| What is being asked |
Word for word, transcribe the lines below and drop the pictures.

| Record extracts |

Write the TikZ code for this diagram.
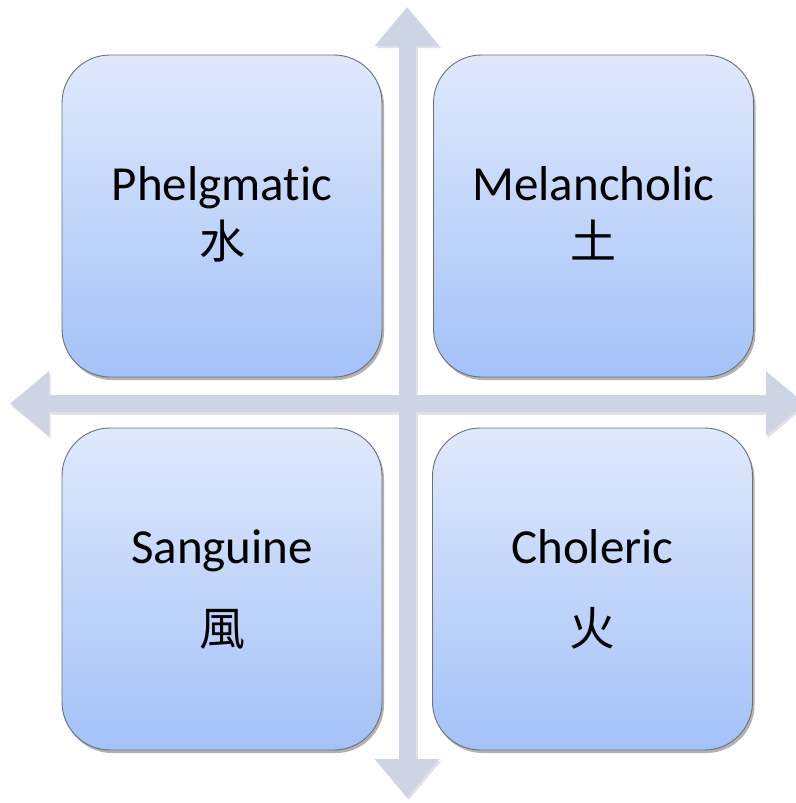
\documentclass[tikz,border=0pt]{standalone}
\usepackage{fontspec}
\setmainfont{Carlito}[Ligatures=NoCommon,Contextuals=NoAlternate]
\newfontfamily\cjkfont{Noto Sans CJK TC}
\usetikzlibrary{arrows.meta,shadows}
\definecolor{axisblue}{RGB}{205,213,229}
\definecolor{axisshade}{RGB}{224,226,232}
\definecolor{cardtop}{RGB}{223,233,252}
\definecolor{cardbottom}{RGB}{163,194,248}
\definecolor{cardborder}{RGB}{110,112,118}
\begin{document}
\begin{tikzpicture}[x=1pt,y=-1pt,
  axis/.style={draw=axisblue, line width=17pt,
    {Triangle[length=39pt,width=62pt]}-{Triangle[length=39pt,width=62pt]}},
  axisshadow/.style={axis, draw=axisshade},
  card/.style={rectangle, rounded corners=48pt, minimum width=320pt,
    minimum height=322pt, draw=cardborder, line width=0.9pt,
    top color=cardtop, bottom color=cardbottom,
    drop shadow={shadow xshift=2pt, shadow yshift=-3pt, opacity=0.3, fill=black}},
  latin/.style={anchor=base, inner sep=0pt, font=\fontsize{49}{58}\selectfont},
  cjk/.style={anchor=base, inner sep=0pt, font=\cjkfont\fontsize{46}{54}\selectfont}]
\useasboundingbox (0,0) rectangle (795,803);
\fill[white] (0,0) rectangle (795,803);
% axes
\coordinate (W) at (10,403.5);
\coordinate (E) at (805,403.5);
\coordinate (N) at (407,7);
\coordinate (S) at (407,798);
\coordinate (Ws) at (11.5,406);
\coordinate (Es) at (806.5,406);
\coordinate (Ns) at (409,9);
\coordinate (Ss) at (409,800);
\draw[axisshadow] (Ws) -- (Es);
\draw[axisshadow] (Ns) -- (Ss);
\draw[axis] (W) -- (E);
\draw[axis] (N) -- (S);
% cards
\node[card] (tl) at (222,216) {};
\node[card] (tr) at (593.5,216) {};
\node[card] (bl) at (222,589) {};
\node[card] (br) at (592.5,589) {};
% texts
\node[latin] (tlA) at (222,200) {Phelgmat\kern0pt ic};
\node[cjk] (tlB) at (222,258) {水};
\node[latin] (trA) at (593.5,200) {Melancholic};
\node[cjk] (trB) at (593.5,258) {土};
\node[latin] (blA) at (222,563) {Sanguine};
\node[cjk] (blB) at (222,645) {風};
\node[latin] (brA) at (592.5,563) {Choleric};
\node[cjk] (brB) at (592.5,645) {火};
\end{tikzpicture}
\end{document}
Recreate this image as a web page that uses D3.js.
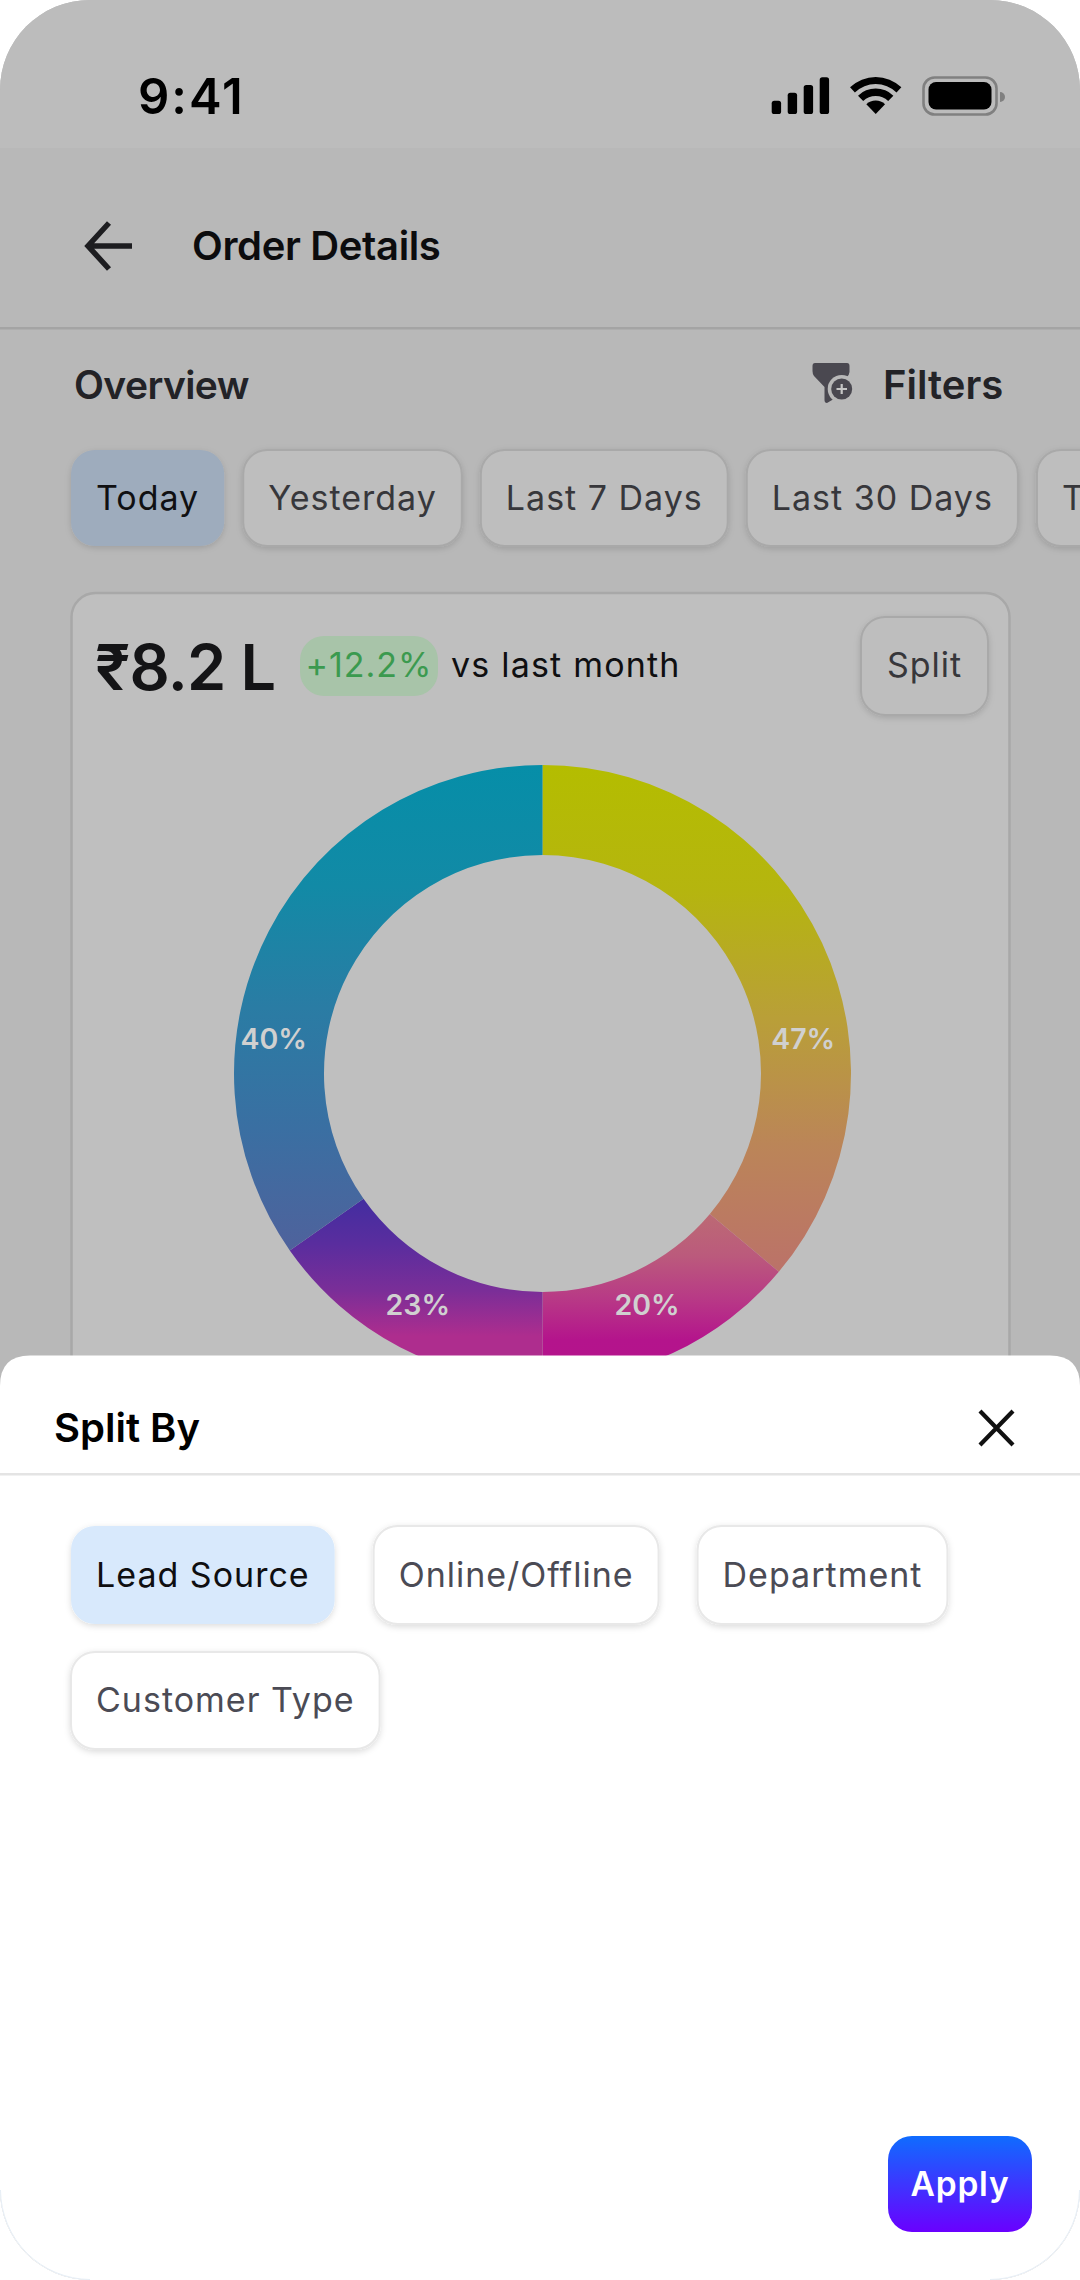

| Task answer |
Write the TikZ code for this diagram.
\documentclass[tikz,border=0pt]{standalone}
\usepackage{fontspec}
\setmainfont{Carlito}[Ligatures=NoCommon,Contextuals=NoAlternate]
\newfontfamily\cjkfont{Noto Sans CJK TC}
\usetikzlibrary{arrows.meta,shadows}
\definecolor{axisblue}{RGB}{205,213,229}
\definecolor{axisshade}{RGB}{224,226,232}
\definecolor{cardtop}{RGB}{223,233,252}
\definecolor{cardbottom}{RGB}{163,194,248}
\definecolor{cardborder}{RGB}{110,112,118}
\begin{document}
\begin{tikzpicture}[x=1pt,y=-1pt,
  axis/.style={draw=axisblue, line width=17pt,
    {Triangle[length=39pt,width=62pt]}-{Triangle[length=39pt,width=62pt]}},
  axisshadow/.style={axis, draw=axisshade},
  card/.style={rectangle, rounded corners=48pt, minimum width=320pt,
    minimum height=322pt, draw=cardborder, line width=0.9pt,
    top color=cardtop, bottom color=cardbottom,
    drop shadow={shadow xshift=2pt, shadow yshift=-3pt, opacity=0.3, fill=black}},
  latin/.style={anchor=base, inner sep=0pt, font=\fontsize{49}{58}\selectfont},
  cjk/.style={anchor=base, inner sep=0pt, font=\cjkfont\fontsize{46}{54}\selectfont}]
\useasboundingbox (0,0) rectangle (795,803);
\fill[white] (0,0) rectangle (795,803);
% axes
\coordinate (W) at (10,403.5);
\coordinate (E) at (805,403.5);
\coordinate (N) at (407,7);
\coordinate (S) at (407,798);
\coordinate (Ws) at (11.5,406);
\coordinate (Es) at (806.5,406);
\coordinate (Ns) at (409,9);
\coordinate (Ss) at (409,800);
\draw[axisshadow] (Ws) -- (Es);
\draw[axisshadow] (Ns) -- (Ss);
\draw[axis] (W) -- (E);
\draw[axis] (N) -- (S);
% cards
\node[card] (tl) at (222,216) {};
\node[card] (tr) at (593.5,216) {};
\node[card] (bl) at (222,589) {};
\node[card] (br) at (592.5,589) {};
% texts
\node[latin] (tlA) at (222,200) {Phelgmat\kern0pt ic};
\node[cjk] (tlB) at (222,258) {水};
\node[latin] (trA) at (593.5,200) {Melancholic};
\node[cjk] (trB) at (593.5,258) {土};
\node[latin] (blA) at (222,563) {Sanguine};
\node[cjk] (blB) at (222,645) {風};
\node[latin] (brA) at (592.5,563) {Choleric};
\node[cjk] (brB) at (592.5,645) {火};
\end{tikzpicture}
\end{document}
Recreate this image as a web page that uses D3.js.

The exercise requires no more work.